One doesn’t need poll data today to be confident of this: public trust in government and other social institutions is low. More anecdotally, we see how quickly the slow progress of building public trust can be demolished by a single mistake.
Thomas J. Watson, former CEO of IBM, expressed the fragility of trust very succinctly:
The toughest thing about the power of trust is that it’s very difficult to build and very easy to destroy.
We have our own experience with how this works. Over the course of many events, and considerable time, we come to trust a colleague, or a friend or a beloved who becomes a spouse. The pattern of dependability, truthfulness and/or loyalty exhibited in multiple trials at last becomes the thing we expect of that now trusted person.
The key to building trust, Mr. Watson observed, is identification. In his commercially oriented words:
The essence of trust building is to emphasize the similarities between you and the customer.
The identification of similarities is a conversational art; the conversion of those similarities into trust a matter of behavior. Good conversationalists ask questions until they find a similarity that can fuel a pleasant bit of dialog. Good salespeople leverage those casual similarities into relationships . . . and sales.
If the salesperson/customer relationship is focused on an immediate sale, the relationship’s threads may be thin and artificial. If that relationship will involve multiple encounters over time, however, the challenge is to convert those similarities into a solid and enduring bond of trust. That means establishing and maintaining a pattern of trustworthy behavior.
No one event determines our trust. It is the pattern that matters. And because the pattern is the foundation of trust, a single event may be enough to undermine it. One aberrant act can raise questions about the reality of the pattern, prompting doubt and suspicion to soar with a vengeance.
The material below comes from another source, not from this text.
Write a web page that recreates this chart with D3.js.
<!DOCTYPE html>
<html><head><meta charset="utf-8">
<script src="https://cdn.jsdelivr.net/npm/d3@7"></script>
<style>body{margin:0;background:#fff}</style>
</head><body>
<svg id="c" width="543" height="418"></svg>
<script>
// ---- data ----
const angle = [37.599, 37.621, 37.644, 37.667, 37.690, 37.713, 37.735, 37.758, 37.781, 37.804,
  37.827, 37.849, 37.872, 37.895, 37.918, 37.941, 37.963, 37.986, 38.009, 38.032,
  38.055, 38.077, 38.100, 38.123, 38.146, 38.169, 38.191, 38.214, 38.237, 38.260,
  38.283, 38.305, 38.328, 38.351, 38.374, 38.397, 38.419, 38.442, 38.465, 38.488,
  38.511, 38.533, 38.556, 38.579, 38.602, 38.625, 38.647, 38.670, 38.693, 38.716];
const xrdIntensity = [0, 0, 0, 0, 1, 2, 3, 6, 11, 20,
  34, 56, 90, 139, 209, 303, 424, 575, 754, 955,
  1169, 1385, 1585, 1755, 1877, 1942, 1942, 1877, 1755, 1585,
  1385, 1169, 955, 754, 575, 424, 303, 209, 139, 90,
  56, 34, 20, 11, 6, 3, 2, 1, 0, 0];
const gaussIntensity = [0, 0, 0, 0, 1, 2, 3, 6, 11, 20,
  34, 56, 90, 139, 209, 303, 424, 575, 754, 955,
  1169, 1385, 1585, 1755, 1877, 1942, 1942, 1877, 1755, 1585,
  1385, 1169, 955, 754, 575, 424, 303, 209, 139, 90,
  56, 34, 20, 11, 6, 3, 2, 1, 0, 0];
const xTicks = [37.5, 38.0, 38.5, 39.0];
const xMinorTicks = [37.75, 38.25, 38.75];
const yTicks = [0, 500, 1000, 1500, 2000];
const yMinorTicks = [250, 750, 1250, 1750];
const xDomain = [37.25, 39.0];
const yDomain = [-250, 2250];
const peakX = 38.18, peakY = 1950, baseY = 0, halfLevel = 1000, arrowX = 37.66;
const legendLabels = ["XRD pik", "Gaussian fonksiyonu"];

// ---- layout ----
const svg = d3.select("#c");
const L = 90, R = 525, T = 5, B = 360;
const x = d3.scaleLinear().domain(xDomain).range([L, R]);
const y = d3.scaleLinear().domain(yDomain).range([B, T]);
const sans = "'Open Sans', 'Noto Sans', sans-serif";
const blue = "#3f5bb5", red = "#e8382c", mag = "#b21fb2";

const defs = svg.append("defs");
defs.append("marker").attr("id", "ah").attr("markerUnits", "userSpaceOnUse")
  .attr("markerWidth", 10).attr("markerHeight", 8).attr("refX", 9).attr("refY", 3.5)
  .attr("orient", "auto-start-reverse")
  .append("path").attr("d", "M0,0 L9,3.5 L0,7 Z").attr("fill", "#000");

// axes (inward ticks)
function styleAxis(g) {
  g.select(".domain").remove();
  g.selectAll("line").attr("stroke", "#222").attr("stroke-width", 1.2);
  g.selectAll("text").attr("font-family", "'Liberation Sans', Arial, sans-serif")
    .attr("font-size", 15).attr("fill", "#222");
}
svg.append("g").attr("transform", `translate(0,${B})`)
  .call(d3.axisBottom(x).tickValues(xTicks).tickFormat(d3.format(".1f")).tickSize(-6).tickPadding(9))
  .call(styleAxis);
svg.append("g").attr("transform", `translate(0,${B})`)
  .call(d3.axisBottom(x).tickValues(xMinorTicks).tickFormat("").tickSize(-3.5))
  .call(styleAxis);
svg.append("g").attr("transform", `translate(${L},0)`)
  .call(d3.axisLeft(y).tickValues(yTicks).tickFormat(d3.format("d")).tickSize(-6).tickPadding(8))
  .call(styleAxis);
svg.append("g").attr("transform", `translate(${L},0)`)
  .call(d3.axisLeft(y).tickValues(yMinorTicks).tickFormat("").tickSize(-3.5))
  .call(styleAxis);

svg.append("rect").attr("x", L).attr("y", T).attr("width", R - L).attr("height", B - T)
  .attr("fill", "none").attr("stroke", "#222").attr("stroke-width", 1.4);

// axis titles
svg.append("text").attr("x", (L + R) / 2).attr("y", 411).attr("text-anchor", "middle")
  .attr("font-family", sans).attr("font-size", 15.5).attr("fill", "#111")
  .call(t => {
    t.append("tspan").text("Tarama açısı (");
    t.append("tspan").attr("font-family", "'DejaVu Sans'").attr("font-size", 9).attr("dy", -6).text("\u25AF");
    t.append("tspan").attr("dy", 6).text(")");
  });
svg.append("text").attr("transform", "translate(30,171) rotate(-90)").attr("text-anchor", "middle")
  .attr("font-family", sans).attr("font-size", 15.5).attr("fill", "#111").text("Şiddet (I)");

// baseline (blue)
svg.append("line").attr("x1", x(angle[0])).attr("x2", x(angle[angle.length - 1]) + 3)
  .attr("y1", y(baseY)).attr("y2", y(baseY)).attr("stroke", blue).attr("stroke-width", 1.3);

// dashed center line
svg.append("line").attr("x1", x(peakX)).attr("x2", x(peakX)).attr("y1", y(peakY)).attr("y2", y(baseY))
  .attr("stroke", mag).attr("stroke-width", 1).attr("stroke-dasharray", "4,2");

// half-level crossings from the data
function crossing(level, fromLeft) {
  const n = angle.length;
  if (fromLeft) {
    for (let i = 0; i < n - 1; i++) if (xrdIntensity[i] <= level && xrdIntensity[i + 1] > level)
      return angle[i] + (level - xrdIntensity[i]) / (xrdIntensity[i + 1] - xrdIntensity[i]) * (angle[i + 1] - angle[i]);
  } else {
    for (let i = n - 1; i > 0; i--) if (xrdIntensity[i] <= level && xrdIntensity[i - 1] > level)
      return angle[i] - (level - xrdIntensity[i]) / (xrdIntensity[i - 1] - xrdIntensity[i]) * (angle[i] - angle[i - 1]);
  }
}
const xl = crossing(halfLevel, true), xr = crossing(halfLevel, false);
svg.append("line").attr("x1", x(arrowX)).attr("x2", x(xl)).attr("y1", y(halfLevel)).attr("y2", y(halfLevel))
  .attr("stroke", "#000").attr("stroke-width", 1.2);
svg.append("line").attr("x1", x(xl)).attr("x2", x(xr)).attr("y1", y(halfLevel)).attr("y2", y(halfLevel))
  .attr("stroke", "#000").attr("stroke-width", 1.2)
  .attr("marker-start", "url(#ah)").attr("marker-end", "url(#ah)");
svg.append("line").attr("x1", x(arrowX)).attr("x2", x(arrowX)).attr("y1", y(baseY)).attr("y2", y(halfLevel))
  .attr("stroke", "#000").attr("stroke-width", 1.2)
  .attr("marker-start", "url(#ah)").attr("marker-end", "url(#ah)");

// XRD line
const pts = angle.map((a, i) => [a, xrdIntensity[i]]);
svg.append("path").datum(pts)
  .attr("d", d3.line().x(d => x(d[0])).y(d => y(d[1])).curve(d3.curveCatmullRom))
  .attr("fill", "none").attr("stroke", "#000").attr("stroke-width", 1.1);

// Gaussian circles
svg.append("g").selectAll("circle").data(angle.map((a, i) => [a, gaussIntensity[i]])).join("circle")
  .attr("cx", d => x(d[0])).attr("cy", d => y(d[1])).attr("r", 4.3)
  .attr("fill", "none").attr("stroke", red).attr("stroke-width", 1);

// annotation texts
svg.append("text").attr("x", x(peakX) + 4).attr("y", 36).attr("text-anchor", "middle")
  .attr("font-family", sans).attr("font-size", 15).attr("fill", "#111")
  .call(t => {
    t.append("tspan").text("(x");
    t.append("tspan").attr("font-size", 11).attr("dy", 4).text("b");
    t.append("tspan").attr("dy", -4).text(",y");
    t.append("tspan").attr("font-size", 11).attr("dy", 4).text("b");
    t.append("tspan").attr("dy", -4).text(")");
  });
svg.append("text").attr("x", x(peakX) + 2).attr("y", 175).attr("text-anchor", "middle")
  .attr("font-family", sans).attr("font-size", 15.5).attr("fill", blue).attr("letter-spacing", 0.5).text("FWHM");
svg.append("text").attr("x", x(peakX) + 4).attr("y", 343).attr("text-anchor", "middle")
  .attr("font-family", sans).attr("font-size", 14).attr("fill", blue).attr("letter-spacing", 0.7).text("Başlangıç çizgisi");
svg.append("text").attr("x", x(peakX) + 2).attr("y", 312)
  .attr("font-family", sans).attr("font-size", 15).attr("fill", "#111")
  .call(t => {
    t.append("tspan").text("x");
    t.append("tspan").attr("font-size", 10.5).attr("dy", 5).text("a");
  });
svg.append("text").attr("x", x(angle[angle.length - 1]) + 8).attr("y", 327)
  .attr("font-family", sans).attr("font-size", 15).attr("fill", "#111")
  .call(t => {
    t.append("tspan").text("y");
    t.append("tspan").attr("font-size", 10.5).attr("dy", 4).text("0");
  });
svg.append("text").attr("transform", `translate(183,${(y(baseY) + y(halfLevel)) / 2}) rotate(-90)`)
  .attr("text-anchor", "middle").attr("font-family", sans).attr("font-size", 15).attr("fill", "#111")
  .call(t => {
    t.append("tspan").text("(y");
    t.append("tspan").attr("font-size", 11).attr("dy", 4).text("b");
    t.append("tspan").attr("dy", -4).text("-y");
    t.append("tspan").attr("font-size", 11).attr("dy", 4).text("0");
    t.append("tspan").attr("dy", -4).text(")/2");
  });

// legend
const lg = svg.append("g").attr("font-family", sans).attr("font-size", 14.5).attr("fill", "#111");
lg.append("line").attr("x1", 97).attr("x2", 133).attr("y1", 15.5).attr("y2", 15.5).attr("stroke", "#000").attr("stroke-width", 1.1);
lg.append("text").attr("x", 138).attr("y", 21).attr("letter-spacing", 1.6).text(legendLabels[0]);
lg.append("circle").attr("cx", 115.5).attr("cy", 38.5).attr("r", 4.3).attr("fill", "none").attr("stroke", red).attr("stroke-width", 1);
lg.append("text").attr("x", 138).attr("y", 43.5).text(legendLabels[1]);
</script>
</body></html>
The more often we have experienced betrayal in the past, the more likely one deviation from the expected pattern will destroy the bond of trust.
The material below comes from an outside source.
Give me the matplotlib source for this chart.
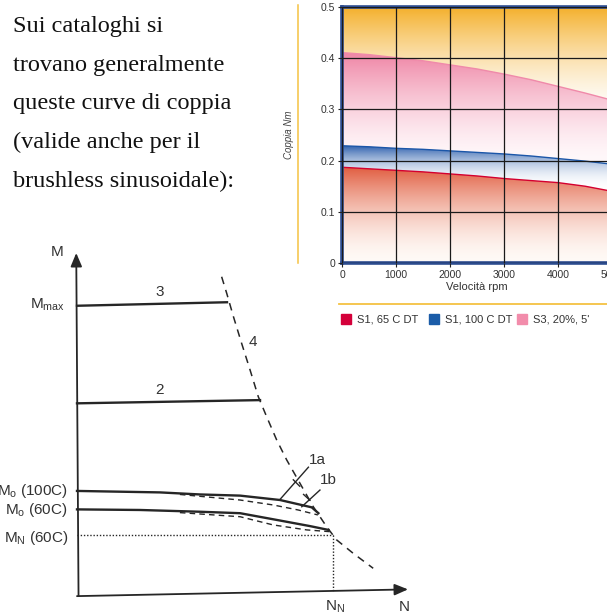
import numpy as np
import matplotlib
matplotlib.use("Agg")
import matplotlib.pyplot as plt
from matplotlib.colors import to_rgb
from matplotlib.patches import PathPatch, Rectangle
from matplotlib.lines import Line2D

plt.rcParams["mathtext.fontset"] = "custom"
plt.rcParams["mathtext.rm"] = "Liberation Sans"
plt.rcParams["mathtext.it"] = "Liberation Sans:italic"

# ── testo introduttivo ──────────────────────────────────────────
INTRO_LINES = [
    "Sui cataloghi si",
    "trovano generalmente",
    "queste curve di coppia",
    "(valide anche per il",
    "brushless sinusoidale):",
]

# ── grafico da catalogo (coppia vs velocità) ────────────────────
rpm = [0, 500, 1000, 1500, 2000, 2500, 3000, 3500, 4000, 4500, 5000]
s3_20 = [0.411, 0.407, 0.401, 0.395, 0.387, 0.379, 0.369, 0.358, 0.345, 0.332, 0.318]
s1_100 = [0.229, 0.227, 0.224, 0.222, 0.219, 0.216, 0.213, 0.209, 0.204, 0.199, 0.193]
s1_65 = [0.187, 0.184, 0.181, 0.178, 0.174, 0.170, 0.165, 0.161, 0.157, 0.150, 0.140]
x_ticks = [0, 1000, 2000, 3000, 4000, 5000]
y_ticks = [0, 0.1, 0.2, 0.3, 0.4, 0.5]
y_tick_labels = ["0", "0.1", "0.2", "0.3", "0.4", "0.5"]
legend_labels = ["S1, 65 C DT", "S1, 100 C DT", "S3, 20%, 5'"]
legend_colors = ["#d4003a", "#1b5ca8", "#f28cab"]

# ── schema qualitativo (M vs N) ─────────────────────────────────
curve4_N = [0.565, 0.585, 0.611, 0.643, 0.676, 0.708, 0.741, 0.780, 0.819,
            0.871, 0.923, 0.975, 1.014, 1.079, 1.157]
curve4_M = [1.093, 1.036, 0.957, 0.866, 0.775, 0.684, 0.615, 0.536, 0.468,
            0.388, 0.308, 0.240, 0.195, 0.149, 0.098]
line3_N, line3_M = [0.0, 0.586], [0.994, 1.006]
line2_N, line2_M = [0.0, 0.715], [0.661, 0.672]
c100_N = [0.0, 0.324, 0.480, 0.637, 0.793, 0.917, 0.943]
c100_M = [0.362, 0.357, 0.350, 0.346, 0.331, 0.306, 0.286]
c100d_N = [0.402, 0.637, 0.767, 0.864, 0.941]
c100d_M = [0.350, 0.331, 0.314, 0.297, 0.280]
c60_N = [0.0, 0.246, 0.480, 0.637, 0.793, 0.910, 0.982]
c60_M = [0.299, 0.297, 0.291, 0.286, 0.261, 0.242, 0.229]
c60d_N = [0.402, 0.637, 0.766, 0.897, 0.988]
c60d_M = [0.288, 0.274, 0.246, 0.229, 0.223]
M_N, N_N = 0.212, 1.0
lead1a_N, lead1a_M = [0.793, 0.904], [0.333, 0.443]
lead1b_N, lead1b_M = [0.878, 0.949], [0.308, 0.365]
tick1a_N, tick1a_M = [0.845, 0.870], [0.400, 0.378]
tick1b_N, tick1b_M = [0.885, 0.910], [0.350, 0.330]

W, H = 607, 616
fig = plt.figure(figsize=(W / 100, H / 100), dpi=100)


def px_axes(x0, y0, x1, y1):
    return fig.add_axes([x0 / W, 1 - y1 / H, (x1 - x0) / W, (y1 - y0) / H])


def fig_line(xs, ys, **kw):
    fig.add_artist(Line2D([x / W for x in xs], [1 - y / H for y in ys],
                          transform=fig.transFigure, **kw))


def gradient_fill(ax, x, lower, upper, c_top, c_bot, v_top, v_bot, gamma=1.0):
    poly = ax.fill_between(x, lower, upper, color="none", lw=0)
    patch = PathPatch(poly.get_paths()[0], transform=ax.transData,
                      facecolor="none", edgecolor="none")
    ax.add_patch(patch)
    t = np.linspace(0, 1, 256)[:, None] ** gamma
    top, bot = np.array(to_rgb(c_top)), np.array(to_rgb(c_bot))
    img = bot + (top - bot) * t[:, :, None] * np.ones((1, 2, 1))
    im = ax.imshow(img, extent=[x[0], x[-1], v_bot, v_top], origin="lower",
                   aspect="auto", interpolation="bilinear", zorder=0)
    im.set_clip_path(patch)


# testo
for i, line in enumerate(INTRO_LINES):
    fig.text(13 / W, 1 - (32 + 38.7 * i) / H, line, family="Liberation Serif",
             fontsize=17.5, va="baseline", color="#111")

# grafico catalogo
narrow = ["Liberation Sans Narrow", "Liberation Sans", "DejaVu Sans"]
ax = px_axes(342, 7, 612, 263)
top_line = [0.5] * len(rpm)
zero_line = [0.0] * len(rpm)
gradient_fill(ax, rpm, s3_20, top_line, "#f4b02c", "#ffffff", 0.5, 0.28, gamma=1.6)
gradient_fill(ax, rpm, s1_100, s3_20, "#ef86a6", "#fff8fa", 0.41, 0.20, gamma=1.5)
gradient_fill(ax, rpm, s1_65, s1_100, "#1f55a8", "#ffffff", 0.23, 0.14, gamma=2.2)
gradient_fill(ax, rpm, zero_line, s1_65, "#e0583a", "#fffaf6", 0.19, 0.0, gamma=1.7)
ax.plot(rpm, s3_20, color="#f08aaa", lw=1.0, zorder=2)
ax.plot(rpm, s1_100, color="#1b56a8", lw=1.0, zorder=2)
ax.plot(rpm, s1_65, color="#d4002f", lw=1.0, zorder=2)
ax.set_xlim(0, 5000)
ax.set_ylim(0, 0.5)
ax.set_xticks(x_ticks)
ax.set_yticks(y_ticks)
ax.set_yticklabels(y_tick_labels)
ax.grid(True, color="#1a1a1a", lw=0.9)
ax.set_axisbelow(False)
for side in ["left", "top", "bottom"]:
    ax.spines[side].set_color("#2b4b8e")
    ax.spines[side].set_linewidth(2.6)
ax.spines["right"].set_visible(False)
ax.tick_params(direction="out", length=3, width=0.8, color="#222",
               labelsize=7.5, labelcolor="#333", pad=2)
for lab in ax.get_xticklabels() + ax.get_yticklabels():
    lab.set_family(narrow)
ax.set_xlabel("Velocità rpm", fontsize=8, color="#333", family=narrow)
ax.xaxis.set_label_coords(0.5, -0.075)
ax.set_ylabel("Coppia Nm", fontsize=7, color="#444", style="italic", family=narrow)
ax.yaxis.set_label_coords(-0.178, 0.5)

fig_line([298, 298], [5, 263], color="#f5c242", lw=1.1)
fig_line([339, 607], [304, 304], color="#f5c242", lw=1.3)
for x0, lab, col in zip([341, 429, 517], legend_labels, legend_colors):
    fig.add_artist(Rectangle((x0 / W, 1 - 324 / H), 10 / W, 10 / H, color=col,
                             transform=fig.transFigure))
    fig.text((x0 + 16) / W, 1 - 319.5 / H, lab, fontsize=8, color="#333",
             va="center", family=narrow)

# schema M-N
ax2 = px_axes(77, 245.4, 435.4, 597)
ax2.set_xlim(0, 1.4)
ax2.set_ylim(0, 1.2)
ax2.axis("off")
ink = "#262626"
thick = 1.7
arrow = dict(arrowstyle="-|>,head_length=0.9,head_width=0.38", color=ink, lw=1.3,
             shrinkA=0, shrinkB=0, mutation_scale=9)
ax2.annotate("", xy=(-0.003, 1.174), xytext=(0.006, 0.003), arrowprops=arrow,
             annotation_clip=False)
ax2.annotate("", xy=(1.293, 0.026), xytext=(0.0, 0.003), arrowprops=arrow,
             annotation_clip=False)

ax2.plot(curve4_N, curve4_M, color=ink, lw=1.1, ls=(0, (5, 4)), clip_on=False)
ax2.plot(line3_N, line3_M, color=ink, lw=thick, clip_on=False)
ax2.plot(line2_N, line2_M, color=ink, lw=thick, clip_on=False)
ax2.plot(c100_N, c100_M, color=ink, lw=thick, clip_on=False)
ax2.plot(c60_N, c60_M, color=ink, lw=thick, clip_on=False)
ax2.plot(c100d_N, c100d_M, color=ink, lw=1.0, ls=(0, (4, 3)), clip_on=False)
ax2.plot(c60d_N, c60d_M, color=ink, lw=1.0, ls=(0, (4, 3)), clip_on=False)
ax2.plot([0, N_N], [M_N, M_N], color=ink, lw=1.0, ls=(0, (1, 1.3)), clip_on=False)
ax2.plot([N_N, N_N], [M_N, 0.02], color=ink, lw=1.0, ls=(0, (1, 1.3)), clip_on=False)
for xs, ys in [(lead1a_N, lead1a_M), (lead1b_N, lead1b_M),
               (tick1a_N, tick1a_M), (tick1b_N, tick1b_M)]:
    ax2.plot(xs, ys, color=ink, lw=1.0, clip_on=False)

txt = dict(fontsize=11, color="#333", family="Liberation Sans")
ax2.text(-0.078, 1.177, "M", ha="center", va="center", **txt)
ax2.text(-0.047, 0.997, r"M$_{\mathrm{max}}$", ha="right", va="center", **txt)
ax2.text(0.324, 1.040, "3", ha="center", va="center", **txt)
ax2.text(0.324, 0.708, "2", ha="center", va="center", **txt)
ax2.text(0.688, 0.870, "4", ha="center", va="center", **txt)
ax2.text(0.940, 0.468, "1a", ha="center", va="center", **txt)
ax2.text(0.982, 0.398, "1b", ha="center", va="center", **txt)
ax2.text(-0.035, 0.362, r"M$_{\mathrm{o}}$ (100C)", ha="right", va="center", **txt)
ax2.text(-0.035, 0.297, r"M$_{\mathrm{o}}$ (60C)", ha="right", va="center", **txt)
ax2.text(-0.035, 0.201, r"M$_{\mathrm{N}}$ (60C)", ha="right", va="center", **txt)
ax2.text(1.008, -0.033, r"N$_{\mathrm{N}}$", ha="center", va="center", **txt)
ax2.text(1.277, -0.033, "N", ha="center", va="center", **txt)

fig.savefig("out.png", dpi=100)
Elected public office is more like those longer-term business relationships than the quick sale. The pattern of campaign pronouncements and public policy actions, personal stories and personal revelations, is the foundation on which the public’s trust will be built, for better or worse. No one speech or decision will cement the public’s trust in us. One bad decision or impolitic revelation may be enough to destroy it.
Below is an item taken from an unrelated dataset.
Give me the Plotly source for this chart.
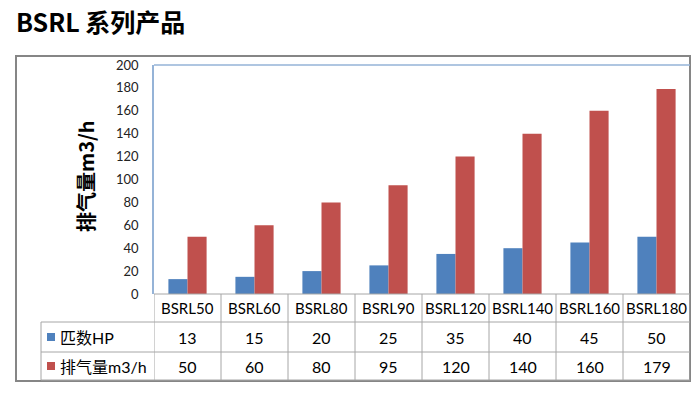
import plotly.graph_objects as go

categories = ["BSRL50", "BSRL60", "BSRL80", "BSRL90", "BSRL120", "BSRL140", "BSRL160", "BSRL180"]
hp_values = [13, 15, 20, 25, 35, 40, 45, 50]
flow_values = [50, 60, 80, 95, 120, 140, 160, 179]
series_names = ["匹数HP", "排气量m3/h"]
series_colors = ["#4F81BD", "#C0504D"]
y_ticks = [0, 20, 40, 60, 80, 100, 120, 140, 160, 180, 200]
title_text = "BSRL 系列产品"
y_title = "排气量m3/h"

W, H = 700, 397
L, R, T, B = 154, 10, 65, 103
PW = W - L - R
PH = H - T - B


def px_x(x):
    return (x - L) / PW


def px_y(y):
    return (H - B - y) / PH


FONT = "Lato, 'Noto Sans CJK SC', sans-serif"

fig = go.Figure()
for name, vals, col in zip(series_names, [hp_values, flow_values], series_colors):
    fig.add_trace(go.Bar(x=categories, y=vals, name=name, marker=dict(color=col, line=dict(width=0)),
                         showlegend=False))

grid = "#A6A6A6"
shapes = []
# outer frame
shapes.append(dict(type="rect", xref="paper", yref="paper", x0=px_x(16), x1=px_x(690), y0=px_y(381), y1=px_y(56),
                   line=dict(color="#868686", width=2), fillcolor="rgba(0,0,0,0)", layer="below"))
# plot area top line (light blue)
shapes.append(dict(type="line", xref="paper", yref="paper", x0=0, x1=1, y0=1, y1=1,
                   line=dict(color="#95B3D7", width=1.5)))
# table horizontal lines
shapes.append(dict(type="line", xref="paper", yref="paper", x0=0, x1=1, y0=0, y1=0, line=dict(color=grid, width=1)))
for yy in [322, 352, 380]:
    shapes.append(dict(type="line", xref="paper", yref="paper", x0=px_x(41), x1=1, y0=px_y(yy), y1=px_y(yy),
                       line=dict(color=grid, width=1)))
# table vertical lines
for k in range(len(categories) + 1):
    shapes.append(dict(type="line", xref="x", yref="paper", x0=k - 0.5, x1=k - 0.5, y0=0, y1=px_y(380),
                       line=dict(color=grid, width=1)))
shapes.append(dict(type="line", xref="paper", yref="paper", x0=px_x(41), x1=px_x(41), y0=px_y(322), y1=px_y(380),
                   line=dict(color=grid, width=1)))
# legend keys
for yy, col in zip([337, 366], series_colors):
    shapes.append(dict(type="rect", xref="paper", yref="paper", x0=px_x(47), x1=px_x(55), y0=px_y(yy + 4),
                       y1=px_y(yy - 4), line=dict(width=0), fillcolor=col))

annotations = []
annotations.append(dict(text=title_text, xref="paper", yref="paper", x=px_x(14), y=px_y(21), xanchor="left",
                        yanchor="middle", showarrow=False,
                        font=dict(family="'Noto Sans CJK SC', sans-serif", size=25, color="#000000", weight="bold")))
annotations.append(dict(text=y_title, xref="paper", yref="paper", x=px_x(85), y=px_y(176), textangle=-90,
                        xanchor="center", yanchor="middle", showarrow=False,
                        font=dict(family="'Noto Sans CJK SC', sans-serif", size=20, color="#000000", weight="bold")))
for c in categories:
    annotations.append(dict(text=c, xref="x", yref="paper", x=c, y=px_y(308), showarrow=False,
                            xanchor="center", yanchor="middle", font=dict(family=FONT, size=15, color="#000000")))
for row_y, name, vals in zip([337, 366], series_names, [hp_values, flow_values]):
    annotations.append(dict(text=name, xref="paper", yref="paper", x=px_x(58), y=px_y(row_y), showarrow=False,
                            xanchor="left", yanchor="middle", font=dict(family=FONT, size=16, color="#000000")))
    for c, v in zip(categories, vals):
        annotations.append(dict(text=str(v), xref="x", yref="paper", x=c, y=px_y(row_y), showarrow=False,
                                xanchor="center", yanchor="middle", font=dict(family=FONT, size=16, color="#000000")))

fig.update_layout(
    width=W, height=H, autosize=False,
    margin=dict(l=L, r=R, t=T, b=B, pad=0),
    paper_bgcolor="#FFFFFF", plot_bgcolor="#FFFFFF",
    barmode="group", bargap=0.43, bargroupgap=0,
    shapes=shapes, annotations=annotations,
    xaxis=dict(showticklabels=False, showgrid=False, zeroline=False, showline=False, ticks="",
               range=[-0.5, len(categories) - 0.5], fixedrange=True),
    yaxis=dict(range=[0, 200], tickvals=y_ticks, showgrid=False, zeroline=False, showline=True,
               linecolor="#95B3D7", linewidth=1.5, ticks="outside", ticklen=0, ticklabelstandoff=11,
               tickfont=dict(family=FONT, size=13, color="#222222"), fixedrange=True),
    font=dict(family=FONT),
)

fig.write_html("out.html", config={"displayModeBar": False},
               post_script="document.body.style.margin='0';document.body.style.overflow='hidden';")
Each elected official has her or his cadre of diehard supporters, those who believe in us no matter what the evidence. But for most of us, their numbers are relatively few. For the rest, the trust we have earned is no stronger than an early December ice sheet on a Michigan lake; just one misstep is enough to plunge us through to the chilly waters of public doubt.
Without trust, we can accomplish little. Our system of government operates under various adaptations of democratic principles. We need the trust of the people (or at least enough of the people) to sustain our efforts in any policy domain.
So we emphasis our similarities. We talk about our common ties to schools, or neighborhoods, or activities; to faith, or sports, or hunting. We note with shared wonder the revelatory moments of parenting or grandparenting. We put words to thoughts, hopes and fears that we share with the voters whose support we crave.
This is the political practice of those conversational arts that create the opportunity to build relationships of trust.
But all of our artistry will mean nothing if the pattern of our behavior fails to match our rhetoric. Our personal conduct as well as our professional actions will matter, because the public’s trust is in our pattern of behavior, not just in our words.
Securing and holding the public trust is a profoundly challenging enterprise. In this time, the challenge is even greater than normal. A large percentage of Americans have felt, recently or in the recent past, that they have been betrayed by those who have asked for their trust. The voices of doubt and suspicion are loud in our collective ears.
If we would lead, we must be trusted. If we would be trusted, we must show ourselves worthy of trust. In all things. All the time.
It’s a simple pattern, really. It just takes a lifetime to complete it.